アードモアレガシー、ザ・グレンリベット12年、ティーチャーズハイランドクリームの比較表
これら3銘柄に絞った比較表を用意しました。
アードモア レガシー | ザ・グレンリベット12年 | ティーチャーズ ハイランドクリーム | |
---|---|---|---|
特性 | 個性は強いけれど穏やかでバランス良い | クセは少ないけれどすべてが平均点以上の優等生 | まとまりがある中で個性もしっかり感じられる |
特徴 | ・バニラやはちみつ、熟したリンゴの甘味と華やかさ ・余韻は長く、徐々にスモーキー感が強まる | ・強めのバニラ、はちみつ、オレンジ ・ライト寄りのミドルボディ | ・青リンゴとスモーキーさ ・余韻は短く、後味にアルコール辛さ |
アードモアレガシーとザ・グレンリベット12年とのシングルモルト比較ではアードモアレガシーの方がスモーキーな点で個性が強く、ザ・グレンリベット12年の方がバニラ、はちみつの甘味が強かったです。

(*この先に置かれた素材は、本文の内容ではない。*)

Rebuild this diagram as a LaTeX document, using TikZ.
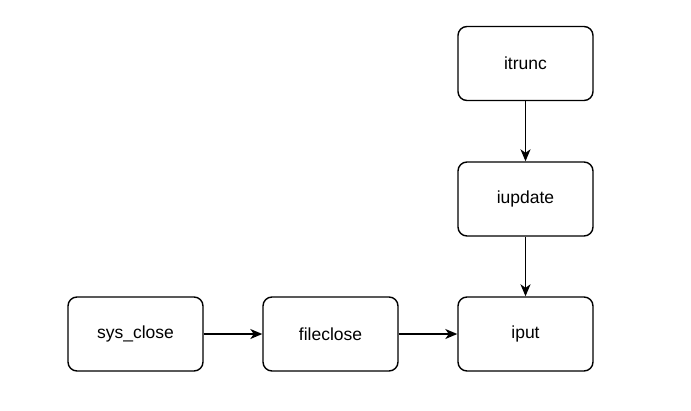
\documentclass[tikz,border=0pt]{standalone}
\usepackage{fontspec}
\setmainfont{Liberation Sans}
\usetikzlibrary{arrows.meta}
\begin{document}
\begin{tikzpicture}[x=1pt,y=-1pt,
  box/.style={draw=black,line width=1.4pt,rounded corners=9pt,minimum width=135pt,minimum height=74pt,inner sep=0pt,font=\fontsize{17.5}{20}\selectfont,fill=white},
  conn/.style={line width=1.4pt,-{Stealth[length=12pt,width=10pt,inset=3.5pt]}}]
\useasboundingbox (0,0) rectangle (691,410);
\node[box] (itrunc) at (525.5,63.5) {itrunc};
\node[box] (iupdate) at (525.5,199) {iupdate};
\node[box] (iput) at (525.5,334) {iput};
\node[box] (sysclose) at (135.5,334) {sys\_close};
\node[box] (fileclose) at (330.5,334) {fileclose};
\draw[conn] (itrunc) -- (iupdate);
\draw[conn] (iupdate) -- (iput);
\draw[conn] (sysclose) -- (fileclose);
\draw[conn] (fileclose) -- (iput);
\end{tikzpicture}
\end{document}
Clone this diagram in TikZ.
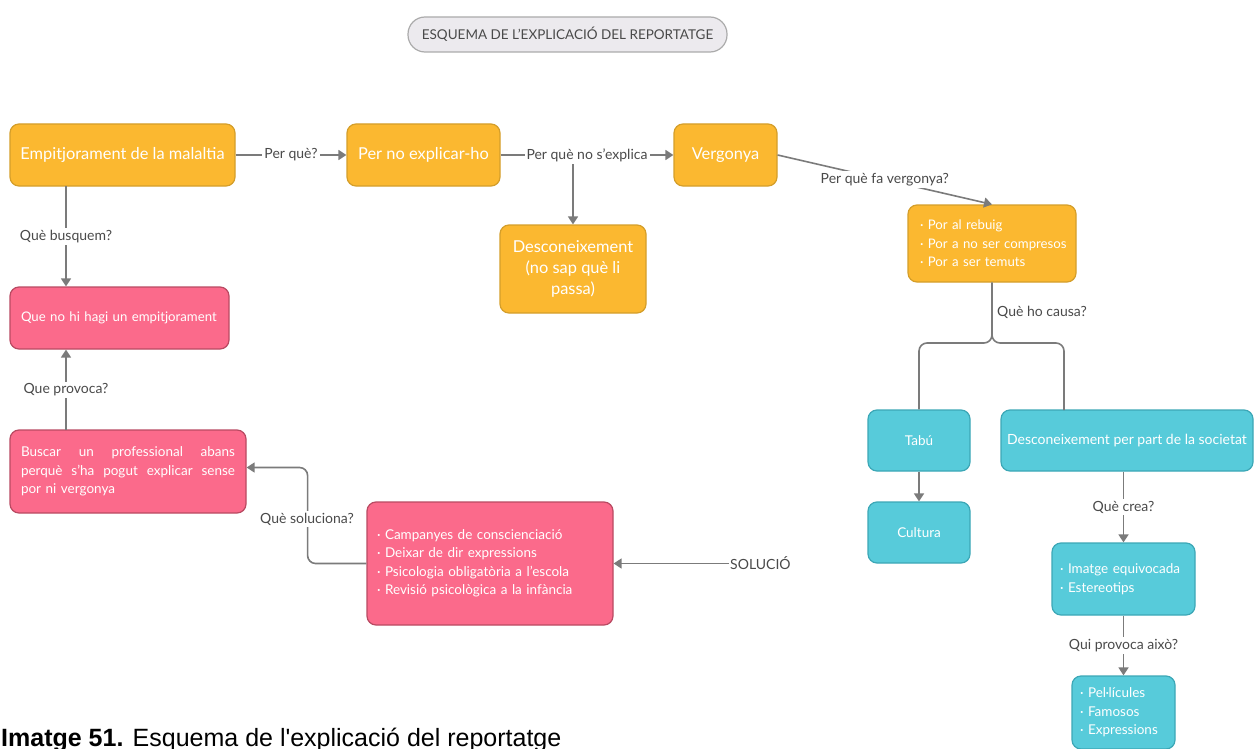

アードモアレガシーとティーチャーズハイランドクリームとの比較では、ティーチャーズのスモーキー感はアードモアであることがよくわかる味わいでした。爽やかさであればティーチャーズですが、味わいの奥深さや余韻の長さではシングルモルトのアードモアがやはり勝っています。
感想・まとめ:ティーチャーズ好きなら絶対飲むべきシングルモルト
ティーチャーズのキーモルトであるアードモアの主力シングルモルト「アードモア レガシー」を紹介しました。アードモア レガシーの焚火のようなスモーキーさは他のスモーキー系スコッチウイスキーの中ではクセは少なめで飲みやすいでしょう。スモーキーなだけではなく、バニラやはちみつ、リンゴの甘く華やかな風味もあるのでバランスの取れた味わいが楽しめます。
価格も3,000円台前半で購入できるので、スモーキー系シングルモルト初心者の方でも挑戦しやすいボトルです。ティーチャーズハイランドクリームが約1,000円として3倍の価格差を考えると、しっかりアードモアの個性を感じ取れるティーチャーズのコスパは凄まじいといえます。しかしそれでもティーチャーズでは味わえない奥深さや余韻がアードモア レガシーにはありますので、気になる方はぜひ飲んでみて下さい。